Arizona voters need to give lawmakers permission to raid some special funds to get the state out of its immediate financial hole, the chairman of the House Appropriations Committee said Thursday.
And they need to do it soon.
The proposal by Rep. John Kavanagh, R-Fountain Hills, came as a panel of economists concluded that the gap between revenues and expenses for the current fiscal year is now just shy of $2 billion. Just days ago, Gov. Jan Brewer pegged the shortfall at $1.5 billion.
Kavanagh said some of that can be made up if Brewer finally agrees to sign legislation with close to $500 million in budget cuts that had been agreed to previously. But those cuts never occurred, lost in the middle of gubernatorial vetoes over other things in the same legislation.
Kavanagh said he's willing to put a measure on the same ballot asking voters to approve some sort of temporary sales tax hike. But he said there is no way that levy could raise enough by the end of the fiscal year on June 30.
A 1-cent surcharge on the state's 5.6 percent sales tax generates about $80 million a month. Even if the election were in February - possibly the earliest date at this point - tax collections could not begin until March 1, meaning only about $320 million in new cash to plug that $2 billion hole.
What could raise a lot of cash, quickly, is raiding the special funds that are now off-limits to lawmakers.

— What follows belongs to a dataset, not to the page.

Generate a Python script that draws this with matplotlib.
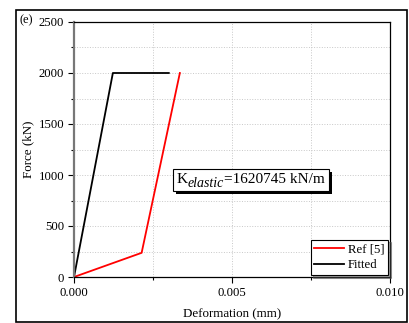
import matplotlib
matplotlib.use('Agg')
import matplotlib.pyplot as plt
from matplotlib.patches import Rectangle
from matplotlib.ticker import MultipleLocator, FormatStrFormatter
from matplotlib.transforms import offset_copy

plt.rcParams['font.family'] = 'Liberation Serif'

# values
ref_x = [0.0, 0.00214, 0.00335]
ref_y = [0.0, 237.0, 2000.0]
fit_x = [0.0, 0.00123, 0.0030]
fit_y = [0.0, 2000.0, 2000.0]
k_parts = ['K', 'elastic', '=1620745 kN/m']

W, H = 410, 323
fig = plt.figure(figsize=(W / 100, H / 100), dpi=100)
ax = fig.add_axes([74 / W, 1 - 277 / H, 316 / W, 255 / H])

ax.plot(ref_x, ref_y, color='red', lw=1.3, label='Ref [5]')
ax.plot(fit_x, fit_y, color='black', lw=1.3, label='Fitted')

ax.set_xlim(0, 0.010)
ax.set_ylim(0, 2500)
ax.xaxis.set_major_locator(MultipleLocator(0.005))
ax.xaxis.set_minor_locator(MultipleLocator(0.0025))
ax.yaxis.set_major_locator(MultipleLocator(500))
ax.yaxis.set_minor_locator(MultipleLocator(250))
ax.xaxis.set_major_formatter(FormatStrFormatter('%.3f'))
ax.grid(True, which='both', color='#c8c8c8', ls=':', lw=0.7)
ax.tick_params(which='major', direction='out', length=4, width=0.8, labelsize=9.2, pad=3)
ax.tick_params(which='minor', direction='out', length=2.5, width=0.8)
ax.spines['left'].set_color('#777777')
ax.spines['left'].set_linewidth(1.6)
for s in ['top', 'right', 'bottom']:
    ax.spines[s].set_linewidth(0.9)

ax.set_xlabel('Deformation (mm)', fontsize=9.4, labelpad=7)
ax.set_ylabel('Force (kN)', fontsize=9.4, labelpad=3)

leg = ax.legend(loc='lower right', fontsize=9.2, frameon=True, fancybox=False,
                shadow=True, edgecolor='black', borderpad=0.3, handlelength=2.3,
                handletextpad=0.3, labelspacing=0.3, borderaxespad=0.15)
leg.get_frame().set_linewidth(0.8)

# K_elastic label built from pieces so the subscript stays near full size
kx, ky = 0.00323, 918
r = fig.canvas.get_renderer()
t1 = ax.text(kx, ky, k_parts[0], fontsize=11, va='baseline', ha='left', zorder=7)
w1 = t1.get_window_extent(r).width
t2 = ax.text(kx, ky, k_parts[1], fontsize=10, style='italic', va='baseline', ha='left',
             zorder=7, transform=offset_copy(ax.transData, fig, x=w1 + 0.5, y=-4, units='dots'))
w2 = t2.get_window_extent(r).width
t3 = ax.text(kx, ky, k_parts[2], fontsize=11, va='baseline', ha='left', zorder=7,
             transform=offset_copy(ax.transData, fig, x=w1 + w2 + 1, y=0, units='dots'))

ext = [t.get_window_extent(r) for t in (t1, t2, t3)]
x0 = ext[0].x0 - 3
x1 = ext[2].x1 + 4
y0 = min(e.y0 for e in ext) - 1
y1 = ext[0].y1 + 4
inv = ax.transAxes.inverted()
(ax0, ay0), (ax1, ay1) = inv.transform([(x0, y0), (x1, y1)])
(bx0, by0), (bx1, by1) = inv.transform([(x0 + 3, y0 - 3), (x1 + 3, y1 - 3)])
ax.add_patch(Rectangle((bx0, by0), bx1 - bx0, by1 - by0, transform=ax.transAxes,
                       fc='black', ec='none', zorder=5))
ax.add_patch(Rectangle((ax0, ay0), ax1 - ax0, ay1 - ay0, transform=ax.transAxes,
                       fc='white', ec='black', lw=0.8, zorder=6))

fig.text(20 / W, 1 - 20 / H, '(e)', fontsize=9, va='center', ha='left')
fig.patches.append(Rectangle((16 / W, 1 - 322 / H), 391 / W, 312 / H,
                             transform=fig.transFigure, fill=False,
                             ec='black', lw=1.2))

fig.savefig('out.png', dpi=100)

Kavanagh singled out in particular funds that are being collected from an 80-cent-a-pack tax on cigarettes approved by voters in 2006. That cash is earmarked for programs to improve early childhood development.
He said there is about $350 million in that fund.
"It's crazy to be banking hundreds and hundreds of millions of dollars in dedicated tax money for special areas that we could use to help get us out of this mess," Kavanagh said. "I don't see how you get out of a $2 billion hole without using every resource that you can."
Taking those funds, however, would require voters to amend a 1998 constitutional measure that prohibits legislators from altering what voters have approved. That election - assuming voters go along - would have to be completed before June 30, giving lawmakers the time to take the cash and use it to balance the books for the current fiscal year.
Kavanagh acknowledged it might be difficult to convince voters to let lawmakers raid that fund and others dedicated to specific programs like smoking cessation programs and buying land for conservation. But he said they need to realize that the alternative is far worse.
"If we don't get that money, we'll be shutting down all the state parks because there just is no money left to run this government," he said. "You just can't have bank accounts overflowing with cash that some of these groups aren't even spending."
Kavanagh said there are better uses for those dollars than programs designed to help get small children off to a better education start.
"I'd rather be spending that money for preschool children health care and other issues that they need," he said.
Liz Barker Alvarez, spokeswoman for the First Things First program, said lawmakers should keep their hands off the cash.
"The voters gave us our charge, and we are holding firm to the responsibility they gave us," she said in a written response to questions. "The legislature needs to do the same."
She said it is the state's obligation to fund "safety net" services.
"If there is a question about why sick children in Arizona don't have access to the health care they need - or any other safety net services - then that's a question for the Legislature, since it is their responsibility to fund those basic services," she said. Anyway, she continued, all of the funds her organization has received already are committed to programs and services that have been identified by individual communities as what they want for children and families.
Gubernatorial press aide Paul Senseman noted that Brewer endorsed the idea in March of giving lawmakers more flexibility in spending money that voters had earmarked for other purposes. But Senseman said the governor's position on a special election depends on seeing more specifics from Kavanagh.
"We'll look forward to hearing more details," he said.
The underlying problem is that tax collections this year are expected to total only $6.4 billion. But the state is spending more than $10 billion.
Some of that is being made up with federal stimulus dollars, accounting maneuvers and the sale of $735 million worth of state buildings. But even with all of that, Richard Stavneak, staff director of the Joint Legislative Budget Committee, said the books are still nearly $2 billion out of balance.
Stavneak said there are indications that the economy will be slightly better next budget year.
He cautioned, though, that doesn't mean the economy will be back on its feet. In fact, the revenues for next year are estimated at just $7.2 billion, and $7.7 billion the year after that - the amount of money Arizona collected in the 2005 fiscal year.
And there is no estimate as to when revenues will return to what they were in 2007 - before the recession - when Arizona collected more than $9.6 billion in taxes.